In two words, we would have lost one another. What of it? Well – lots of it, as it happens. The songs would be less encouraging, for they would have become a concert centred on performance rather than participation and genuine praise. The cyber-coffee time would be non-existent. These are all obvious points. What about the sermon, however? It is less obvious how our consumption of this aspect would be hindered. Indeed some may argue that it would be enhanced. After all, no distractions from others around us, greater comfort in my own chair, and no awkward eye-contact from the preacher.

Consider what the Scriptures say, because they are surprisingly keen on corporate learning. Most of the Bible is addressed to corporate readership (churches, the people of God, church leaders for the benefit of the churches). Furthermore, spiritual development is corporate in its very make-up. Paul writes of gifts given to the Church to use “until all of us come to the unity of the faith and of the knowledge of the Son of God, to maturity…” (see also Col 1:28). Consider how often a seminal moments in the OT come hand in hand with the corporate gathering of the people of God around the teaching of the word of God (Moses at Sinai and Moab, Joshua at the entry to the promised land, Ezra at the return from exile). Paul instructs Timothy to, “give attention to the public reading of Scripture, to exhorting, to teaching” (1 Tim 4:13).

We’re left asking whether their practice was forced on them by technological limitations, or whether there was some wiser design behind it. If they’d had podcast possibilities would Moses have let Israel stay in their tents, and Ezra sold the valuable temple real-estate to invest in an avant guard dotcom start up?
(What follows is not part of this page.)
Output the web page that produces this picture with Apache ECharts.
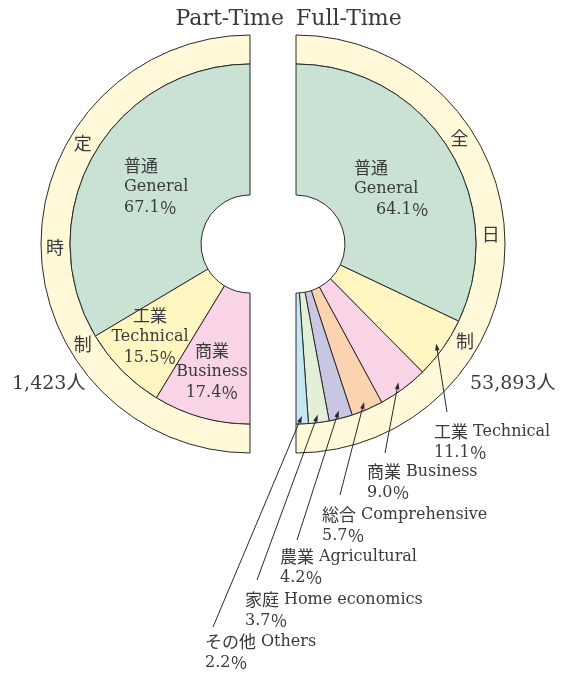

Besides many other advantages, may I suggest one which stands out? It is accountability. A crowd mixed with commands and commitment is a potent mixture because it builds a real accountability into an individual’s commitment. That is surely why we still have coronations, marriages, court hearings and other occasions which turn on the making of important promises, in relatively public contexts. For when our wedding guests were present when Katie and I promised marital fidelity, love and loyalty to one another, they heard us say those things, and I know that they heard them. I became accountable to them (and more widely to society) to keep my promises, and they became accountable to us to help us keep them. Accountability ensures a deeper commitment to keep those commands, and that is a good thing.

The very same principle applies to St Michael’s on a Sunday. When you and I hear a sermon sitting next to one another – a sermon which no doubt contains promises for us to trust and commands for us to obey in Christ – you and I become accountable to one another. For I know that you heard those things and assented to them, and vice versa. And that is a very powerful thing, which the Lord uses to reinforce our commitment to him. It enables the coffee time to become a fruitful foil to the sermon where you and I humbly hold each other to the resolutions we’ve made. Were we to replace the pulpit with the podcast and the commute to church with the log in, we would lose that, and in losing that we would take one of God’s chief means of growing us spiritually away from him – that of corporate accountability.

So what do you say? How about we keep making the effort to physically meet together, and use online sermons only to aid and abet our routine diet of schlepping to the pew in order to hear from the pulpit? Let’s keep the ‘Chester Square’ bit!